Indian chess master Viswanathan Anand plays in the final round of the World Chess Championship, September 29, 2007, in Mexico City.

As anyone who has ever driven in this country knows, Indians are a competitive bunch. So why, then, with a billion-plus people, does the country lag so far behind on the sports field? Sure, India remains a major cricket power, and you wouldn't count it out of any men's field hockey tournament. But Indians have won just three medals at the last three summer Olympics, two bronze and one silver. Compare that to the medal haul over the same period of their neighbor and fierce rival, China: 172 medals, including 76 gold. "It's one of the things that nags Indians — why we're so bad at sports," says Viswanathan Anand, the number one-ranked chess player in the world and the winner last month of the World Chess Championship in Mexico City. "Kind of a mystery."

And that may be one reason why Anand, the clean-cut grandmaster, is treated as India's greatest current sportsman. His arrival at Delhi airport earlier this week prompted the sort of mob scene normally associated with India's most beloved cricketers. Hundreds of chess fans turned out at 1 in the morning to wave placards and shout his name, surging forward to touch their hero when he finally appeared. "There is the odd country where there's some lingering doubt whether chess is art or sport," he says. "Quite clearly it is a sport."

Anand's mother taught him the game when he was just six. A couple of years later his family moved to the Philippines for a year, right after the country had been the venue for a hard-fought but bizarre World Championship showdown between Soviet aces Anatoli Karpov and Viktor Korchnoi, the latter now living abroad under political asylum — the highly publicized match included allegations of hypnotism, X-rayed chairs and mirrored sunglasses. "There was so much talk of chess and I just got sucked into the whole scene," he says now.

Back home in India, he became part of the "small but passionate" chess scene in the southern city of Chennai (formerly Madras) and won his first big tournament, the national sub-junior champs, at the age of 14. "It was a world which is even difficult to imagine these days," he says. Magazines took months to arrive by mail, and Chennai felt like a distant outpost. "Nowadays geography doesn't matter as much," says Anand. "If I want to play someone on the other side of the world I can just start a game online. Back then we used to photocopy games and send them around."

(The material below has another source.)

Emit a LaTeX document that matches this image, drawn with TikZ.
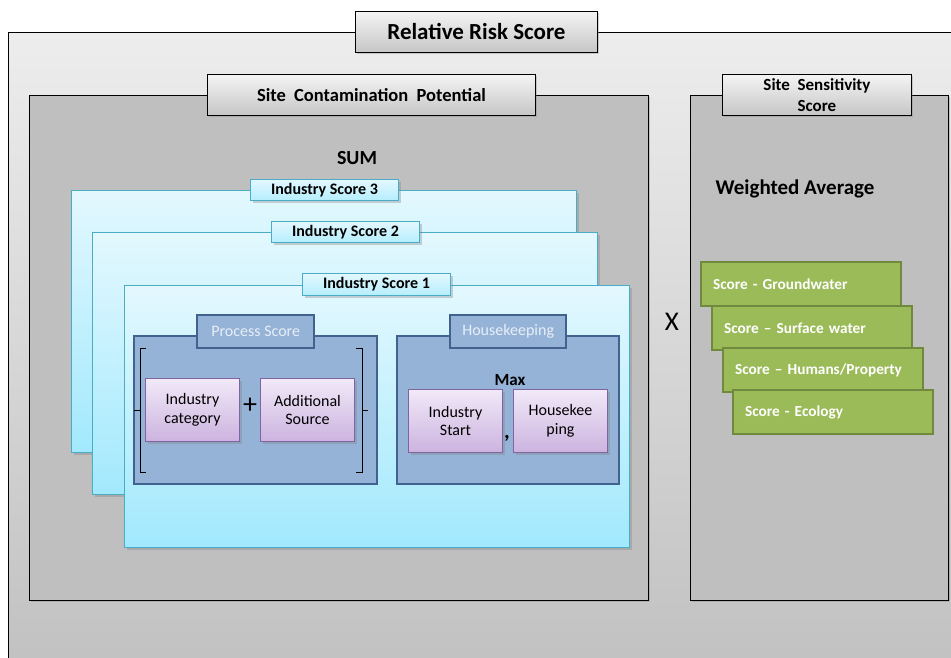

At 16, Anand won the national championship, and by 18 he had become India's first grandmaster, an elite designation made by the international chess federation on the basis of a complex rating system. He developed a reputation as a fast player but also a good all-rounder: equally adept at classical matches, rapid matches, knockouts and against computers. He broke into the world's top ranks in the early 1990s, and has remained there ever since, winning a world championship in 2000 — when the title was split between two different federations (much as in boxing)— and again this year, when it was finally reunified. Next year he will take on Vladimir Kramnik, a former World Champion who came in second in Mexico and was guaranteed the right to re-challenge the winner in 2008.

Chess has become a younger man's game over the past couple of decades. The average age in tournaments used to be in the mid-30s but now "with computers and the nature of the game itself, the average age is probably down in the early 20s," says Anand, who at 37 predicts he'll play competitively only for another eight years or so. "I've always managed to stay motivated and I work hard at it," says the champion, who divides his time between India and a small village outside Madrid. Just as with other top Indian sportsmen, Anand's endorsement is sought after by marketers, who use his image to advertise cookies and a malted hot drink. He is also a "brand ambassador" for NIIT, a corporate training company that has taken chess into more than 5,000 schools across India. "I'm very optimistic about the next generation of Indian players," he says. "You're already seeing that in women's chess, where some of the highest-rated women in the world are Indian."

Anand is also hoping that chess will be an exhibition sport at the London Olympics, and a real event in 2016. If that happens, he might just stick around to try to win India a gold.